* _PROBLEM STATEMENT_
All entries below are to be set down again, identical to the source.

(Stored records)
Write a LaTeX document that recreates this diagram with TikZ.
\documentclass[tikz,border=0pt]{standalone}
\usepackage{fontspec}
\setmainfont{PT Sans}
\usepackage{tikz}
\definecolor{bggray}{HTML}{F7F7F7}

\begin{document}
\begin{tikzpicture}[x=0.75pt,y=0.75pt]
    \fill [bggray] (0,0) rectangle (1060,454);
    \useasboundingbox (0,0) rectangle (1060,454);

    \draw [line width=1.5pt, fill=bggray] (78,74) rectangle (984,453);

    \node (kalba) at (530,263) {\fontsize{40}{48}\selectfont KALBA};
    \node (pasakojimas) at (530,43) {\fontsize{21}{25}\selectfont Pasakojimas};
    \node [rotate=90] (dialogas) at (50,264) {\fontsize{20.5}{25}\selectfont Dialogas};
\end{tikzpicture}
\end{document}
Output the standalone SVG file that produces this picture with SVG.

* _COMPLETE OUTPUT_
Write a LaTeX document that recreates this diagram with TikZ.
\documentclass[tikz,border=0pt]{standalone}
\usepackage{fontspec}
\setmainfont{PT Sans}
\usepackage{tikz}
\definecolor{bggray}{HTML}{F7F7F7}

\begin{document}
\begin{tikzpicture}[x=0.75pt,y=0.75pt]
    \fill [bggray] (0,0) rectangle (1060,454);
    \useasboundingbox (0,0) rectangle (1060,454);

    \draw [line width=1.5pt, fill=bggray] (78,74) rectangle (984,453);

    \node (kalba) at (530,263) {\fontsize{40}{48}\selectfont KALBA};
    \node (pasakojimas) at (530,43) {\fontsize{21}{25}\selectfont Pasakojimas};
    \node [rotate=90] (dialogas) at (50,264) {\fontsize{20.5}{25}\selectfont Dialogas};
\end{tikzpicture}
\end{document}
Output the standalone SVG file that produces this picture with SVG.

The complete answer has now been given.